Arild Andersen - Double bass, electronics

Paulo Vinaccia - Drums

Tommy Smith - Tenor saxophone, shakuhachi

 

The Norwegian Arild Andersen has long been one of the finest bass players around (some of his earliest work was with Jan Garbarek's trios and quartets, from 1967 until 1973). Immensely experienced, he has played with a galaxy of American stars as well as with some of the finest European musicians. Norwegian folk music has been a significant influence on his writing. His partnership with Tommy Smith, that maestro of the Scottish jazz scene, and Paulo Vinaccia who, though Italian, has lived in Norway since 1979, is fairly recent. Their first album together was Independency in 2005. This is the third album they've made as a trio - the critically acclaimed Live at Belleville was released in 2007. The majority of the tunes here are Andersen compositions. Burt Bacharach's Alfie is the only standard on the disc.

So, what of the album? Bygone has some moody tenor from Smith, discreet drumming by Vinaccia and sonorous, articulate bass from Andersen. Blussy features a percussive beginning, taken up by Andersen who nimbly shows, in the course of the track, his mastery of his instrument. Smith plays with real passion on this one, blowing up a storm. The musicians, in their interplay, reveal the quality of their understanding of one another. Alfie has a lush performance from Tommy Smith which Ben Webster would have been glad to own: very mellow, full register, never departing radically from the melody but with a satisfying jazz inflection throughout. Arild Andersen's deep rich tone is again in evidence before Smith plays the number out in style. Rossetti is an attractive, if melancholy, piece with a smooth tenor sound gradually taking on more urgency and an extended bass solo from Andersen where his typically adroit musicianship is on show. A repetition by Smith of the theme leads into a sudden ending. There is restrained drumming from Vinaccia to savour, too. Reparate, the longest track at just over eight and a half minutes, is played in by Andersen, Smith joining in delicately (he is reminiscent of Garbarek here). There is then a gear shift, however, as the piece steadily becomes more robust and the somewhat mournful, even mysterious, theme develops.

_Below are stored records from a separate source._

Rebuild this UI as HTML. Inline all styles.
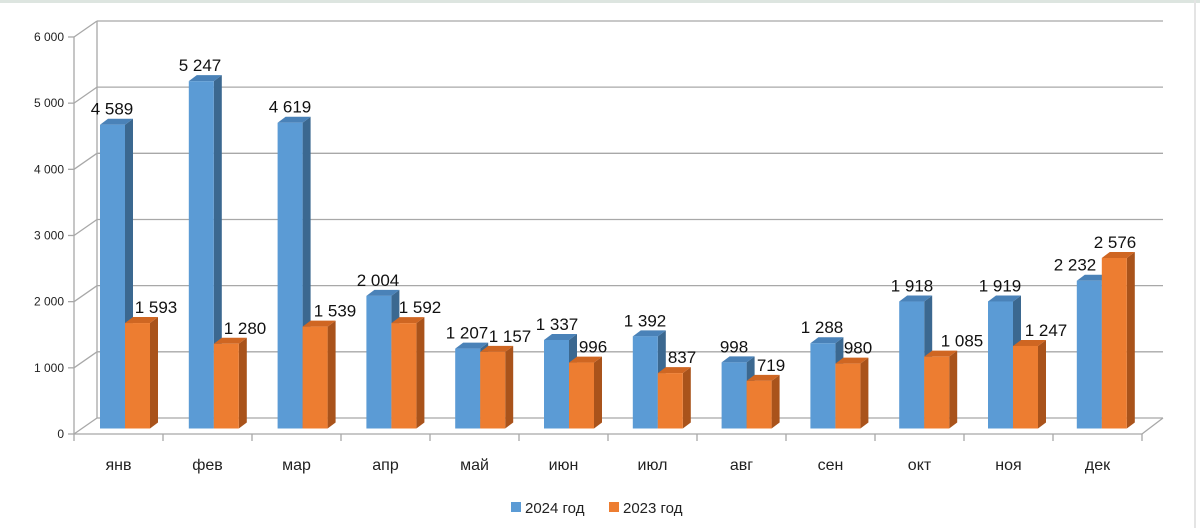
<!DOCTYPE html>
<html><head><meta charset="utf-8"><style>
html,body{margin:0;padding:0;background:#fff;}
svg{display:block;font-family:"Liberation Sans","DejaVu Sans",sans-serif;}
</style></head><body>
<svg id="c" width="1200" height="528" viewBox="0 0 1200 528" xmlns="http://www.w3.org/2000/svg">
<line x1="0" y1="1.5" x2="1200" y2="1.5" stroke="#dde5e0" stroke-width="3"/>
<line x1="1195" y1="0" x2="1195" y2="528" stroke="#e4e4e4" stroke-width="2"/>
<g id="g"></g>
</svg>
<script>
var g=document.getElementById('g'),s='';
var gc='#a8a8a8';
for(var k=0;k<=6;k++){
 var yb=418-k*66.17, yf=yb+16;
 s+='<line x1="97" y1="'+yb+'" x2="1163" y2="'+yb+'" stroke="'+gc+'" stroke-width="1.3"/>';
 s+='<line x1="74" y1="'+yf+'" x2="97" y2="'+yb+'" stroke="'+gc+'" stroke-width="1.3"/>';
 s+='<line x1="68" y1="'+yf+'" x2="74" y2="'+yf+'" stroke="'+gc+'" stroke-width="1.3"/>';
 s+='<text x="64" y="'+(yf+4)+'" font-size="12" text-anchor="end" fill="#222">'+(k==0?'0':k+' 000')+'</text>';
}
s+='<line x1="97" y1="21" x2="97" y2="418" stroke="'+gc+'" stroke-width="1.3"/>';
s+='<line x1="74" y1="37" x2="74" y2="434" stroke="'+gc+'" stroke-width="1.3"/>';
s+='<line x1="74" y1="434" x2="1142" y2="434" stroke="'+gc+'" stroke-width="1.3"/>';
s+='<line x1="1142" y1="434" x2="1163" y2="418" stroke="'+gc+'" stroke-width="1.3"/>';
for(var i=0;i<=12;i++){var x=74+i*89;s+='<line x1="'+x+'" y1="434" x2="'+x+'" y2="441" stroke="'+gc+'" stroke-width="1.3"/>';}
var b=[4589,5247,4619,2004,1207,1337,1392,998,1288,1918,1919,2232];
var o=[1593,1280,1539,1592,1157,996,837,719,980,1085,1247,2576];
var bl=[112,200,290,378,467,557,645,734,822,912,1000,1075];
var ol=[156,245,335,420,510,593,682,771,858,962,1046,1115];
var m=['янв','фев','мар','апр','май','июн','июл','авг','сен','окт','ноя','дек'];
function fmt(v){v=String(v);return v.length>3?v.slice(0,v.length-3)+' '+v.slice(-3):v;}
function bar(x,v,f,sd,tp){var h=v*0.0662,t=428.5-h,w=25,d=8,e=6;
 return '<polygon points="'+(x+w)+','+t+' '+(x+w+d)+','+(t-e)+' '+(x+w+d)+','+(428.5-e)+' '+(x+w)+','+428.5+'" fill="'+sd+'"/>'+
 '<polygon points="'+x+','+t+' '+(x+d)+','+(t-e)+' '+(x+w+d)+','+(t-e)+' '+(x+w)+','+t+'" fill="'+tp+'"/>'+
 '<rect x="'+x+'" y="'+t+'" width="'+w+'" height="'+h+'" fill="'+f+'"/>';}
for(var i=0;i<12;i++){var x=100+i*88.8;
 s+=bar(x,b[i],'#5b9bd5','#3b6890','#4a82b8');
 s+=bar(x+25,o[i],'#ed7d31','#a9531b','#cf6622');
 s+='<text x="'+bl[i]+'" y="'+(428.5-b[i]*0.0662-10)+'" font-size="17" text-anchor="middle" fill="#111">'+fmt(b[i])+'</text>';
 s+='<text x="'+ol[i]+'" y="'+(428.5-o[i]*0.0662-10)+'" font-size="17" text-anchor="middle" fill="#111">'+fmt(o[i])+'</text>';
 s+='<text x="'+(118.5+i*89)+'" y="470" font-size="16" text-anchor="middle" fill="#222">'+m[i]+'</text>';
}
s+='<rect x="511" y="502" width="10" height="10" fill="#5b9bd5"/><text x="525" y="513" font-size="15" fill="#222">2024 год</text>';
s+='<rect x="609" y="502" width="10" height="10" fill="#ed7d31"/><text x="623" y="513" font-size="15" fill="#222">2023 год</text>';
g.innerHTML=s;
</script>
</body></html>
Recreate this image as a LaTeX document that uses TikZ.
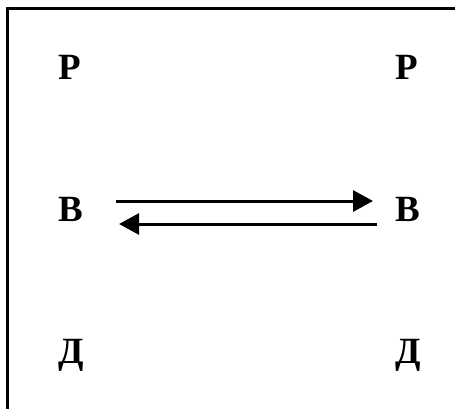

The drums are again unobtrusive but effective with Andersen allowed plenty of scope on bass.

Raijin is a short composition by Smith and Vinaccia and it is the drummer who begins the piece, joined by Tommy Smith playing with wistful fervour the shakuhachi, a Japanese bamboo end-blown flute, used, I believe, by a sect of Zen to assist in the practice of seated meditation. Le Saleya offers a meandering melody featuring a blend of tenor with bass plus admirable accompaniment from Paulo Vinaccia. Tommy Smith makes a typically supple contribution. Kangiten is an elegiac short piece from the pen of Tommy Smith with the shakuhachi, again, his instrument of choice. Mira has resonant bass throughout on an engaging theme. Vinaccia gives reliable, almost stately, support and the strength of the writing offers Smith the chance to go through his paces. This was probably my favourite track – very easy on the ear and a great tune. Eight And More has a slow beginning but gathers momentum. There is some busy interaction with Paulo Vinaccia prominent. This track has a mysterious quality about it. Stevtone is a sombre but interesting listen with, in particular, high-register playing by Smith.

This is a CD featuring musicians near the top of their game. My admiration for Andersen should be apparent and Vinaccia is an accomplished drummer but Tommy Smith really makes his mark. The man seems to have absorbed the entire tradition of modern jazz and can effortlessly switch from one style to another, without losing his identity. Bravo!